Suit challenges religious schools' program exclusion

HELENA, Mont. (AP) — An association of Christian schools and a Missoula family are challenging a Montana rule that excludes religious schools from a new tax-credit program created to provide scholarships for students at private schools.

The Pacific Legal Foundation said it recently filed a federal lawsuit challenging a Revenue Department rule for implementing a tax credit of up to $150 for donations made to private school scholarships or to innovative public school programs.

The rule, adopted on Dec. 15, bars religious schools from benefiting, citing the Montana Constitution’s prohibition on appropriations to religious institutions. The federal lawsuit filed Monday on behalf of the Association of Christian Schools International, along with Kathy and Jerry Armstrong of Missoula, argues the rule violates the U.S. Constitution’s guarantees of religious freedom and equal protection.

They argue it also violates the intent of the law, which was to expand educational options for all families with school-aged children.

“By singling out faith-based schools, and their students for exclusion, the Department of Revenue is brazenly violating the Constitution,” Pacific Legal Foundation attorney Ethan Blevins said in a statement.

Montana Solicitor General Dale Schowengerdt submitted comments while the agency was drafting the rule that said a judge would likely decide it is unconstitutional to categorically exclude religious entities from a neutral benefits program without reason. “The Attorney General believes that it would not be defensible,” Schowengerdt wrote of Montana Attorney General Tim Fox.

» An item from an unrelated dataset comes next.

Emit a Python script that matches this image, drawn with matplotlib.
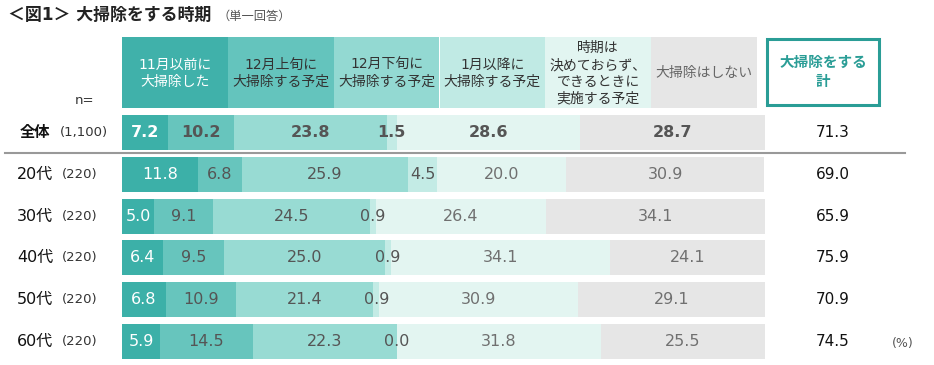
import matplotlib
matplotlib.use("Agg")
import matplotlib.pyplot as plt
from matplotlib.patches import Rectangle

plt.rcParams['font.family'] = ['DejaVu Sans', 'Noto Sans CJK JP']

title = "＜図1＞ 大掃除をする時期"
subtitle = "（単一回答）"
categories = ["11月以前に\n大掃除した", "12月上旬に\n大掃除する予定", "12月下旬に\n大掃除する予定",
              "1月以降に\n大掃除する予定", "時期は\n決めておらず、\nできるときに\n実施する予定", "大掃除はしない"]
row_names = ["全体", "20代", "30代", "40代", "50代", "60代"]
row_n = ["(1,100)", "(220)", "(220)", "(220)", "(220)", "(220)"]
values = [
    [7.2, 10.2, 23.8, 1.5, 28.6, 28.7],
    [11.8, 6.8, 25.9, 4.5, 20.0, 30.9],
    [5.0, 9.1, 24.5, 0.9, 26.4, 34.1],
    [6.4, 9.5, 25.0, 0.9, 34.1, 24.1],
    [6.8, 10.9, 21.4, 0.9, 30.9, 29.1],
    [5.9, 14.5, 22.3, 0.0, 31.8, 25.5],
]
totals = ["71.3", "69.0", "65.9", "75.9", "70.9", "74.5"]
total_header = "大掃除をする\n計"

seg_colors = ["#3cb0a8", "#67c5bd", "#98dbd3", "#c3ebe5", "#e3f5f1", "#e6e6e6"]
hdr_colors = ["#40b1aa", "#64c4bd", "#93d9d2", "#c0eae4", "#e2f5f1", "#e6e6e6"]
hdr_text_colors = ["white", "#333333", "#333333", "#333333", "#333333", "#666666"]

W, H = 934, 365
fig = plt.figure(figsize=(W / 100, H / 100), dpi=100)

ov = fig.add_axes([0, 0, 1, 1])
ov.set_xlim(0, W)
ov.set_ylim(H, 0)
ov.axis('off')

x0, x1 = 122, 765
ytop, ybot = 111.6, 362.4
bx = fig.add_axes([x0 / W, 1 - ybot / H, (x1 - x0) / W, (ybot - ytop) / H])
bx.set_xlim(0, 100)
bx.set_ylim(len(row_names) - 0.5, -0.5)
bx.axis('off')

for i, row in enumerate(values):
    left = 0
    for j, v in enumerate(row):
        bx.barh(i, v, left=left, height=0.84, color=seg_colors[j], edgecolor='none')
        if j == 0:
            tc = 'white'
        elif i == 0:
            tc = '#555555'
        else:
            tc = '#555555' if j < 4 else '#707070'
        bx.text(left + v / 2, i, f"{v:.1f}", ha='center', va='center', fontsize=11.5,
                color=tc, fontweight='bold' if i == 0 else 'normal')
        left += v

hx0, hx1 = 122, 757
hw = (hx1 - hx0) / 6
for j, cat in enumerate(categories):
    ov.add_patch(Rectangle((hx0 + j * hw, 37), hw, 71, facecolor=hdr_colors[j], edgecolor='none'))
    ov.text(hx0 + j * hw + hw / 2, 73.5, cat, ha='center', va='center', fontsize=10,
            color=hdr_text_colors[j], linespacing=1.25)

ov.add_patch(Rectangle((767, 39), 112, 66, facecolor='white', edgecolor='#2a9d96', lw=2.2))
ov.text(823, 72, total_header, ha='center', va='center', fontsize=10.5, fontweight='bold',
        color='#2a9d96', linespacing=1.3)

ov.text(8, 15, title, ha='left', va='center', fontsize=12.2, fontweight='bold', color='#222222')
ov.text(217, 16, subtitle, ha='left', va='center', fontsize=8.8, color='#555555')
ov.text(75, 101, "n=", ha='left', va='center', fontsize=9.5, color='#333333')

centers = [132.5, 174.3, 216.1, 257.9, 299.7, 341.5]
for i, (nm, n) in enumerate(zip(row_names, row_n)):
    yc = centers[i]
    if i == 0:
        ov.text(20, yc, nm, ha='left', va='center', fontsize=11, fontweight='bold', color='#111111')
        ov.text(60, yc, n, ha='left', va='center', fontsize=9.5, color='#333333')
    else:
        ov.text(17, yc, nm, ha='left', va='center', fontsize=11.5, color='#111111')
        ov.text(62, yc, n, ha='left', va='center', fontsize=9.5, color='#333333')
    ov.text(833, yc, totals[i], ha='center', va='center', fontsize=11, color='#111111')

ov.plot([5, 905], [152.5, 152.5], color='#999999', lw=1.5)
ov.text(903, 343, "(%)", ha='center', va='center', fontsize=9, color='#555555')

fig.savefig("out.png", dpi=100)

Fox’s office would be called upon to defend the state against the federal lawsuit and another one filed in state court on Dec. 16 that argued tax credits are not state appropriations.

A majority of Montana lawmakers polled about the rules said they do not follow the legislature’s intent in passing the Scholarship Tax Credit program. That poll can be used as evidence in the two cases.

There are more than 145,000 students in public schools and an estimated 7,200 in private schools in Montana. Most private schools in the state have religious affiliations, education officials have said.